Graduate Program

School Psychology

Degree Name

Specialist in School Psychology

Semester of Degree Completion

Summer 2020

Thesis Director

Jeffrey R. Stowell

Thesis Committee Member

Assege HaileMariam

Thesis Committee Member

Gary L. Canivez


This study compared the effects that academic performance and comparative feedback have on student self-efficacy and self-esteem. Through mobile device polling, participants were able to complete in-class multiple-choice conceptual questions. Participants included 35 college students in two psychology classes assigned to a control and experimental group. For the control group, the class was shown a graph of student responses following each question and the experimental group was not shown how their peers performed. This allowed individuals in the control group to compare their own scores to peer scores while the experimental condition was not provided the comparative feedback.
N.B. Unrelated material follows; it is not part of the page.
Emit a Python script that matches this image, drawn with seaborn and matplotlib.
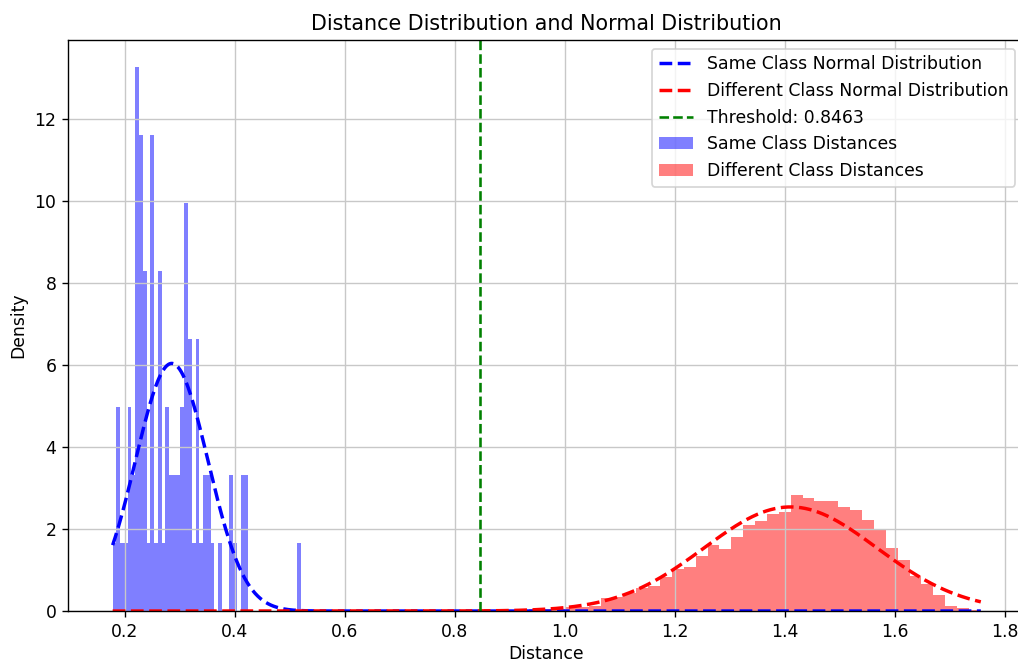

Data were collected over the course of one week and participants were administered pre and post tests to measure their self-efficacy (Self-Efficacy Formative Questionnaire) and self-esteem (Rosenberg Self-Esteem Scale). Results indicated no significant relationship between the concept question scores and the participants’ post self-efficacy scores when compared within groups for either the experimental or the control group. Additionally, there was no significant relationship between total concept question scores and post self-esteem scores when compared within groups for the experimental or the control group. Though results indicated an overall positive increase in self-esteem scores regardless of group, when compared to their pre scores, this change was not significant. Implications as well as future research are discussed.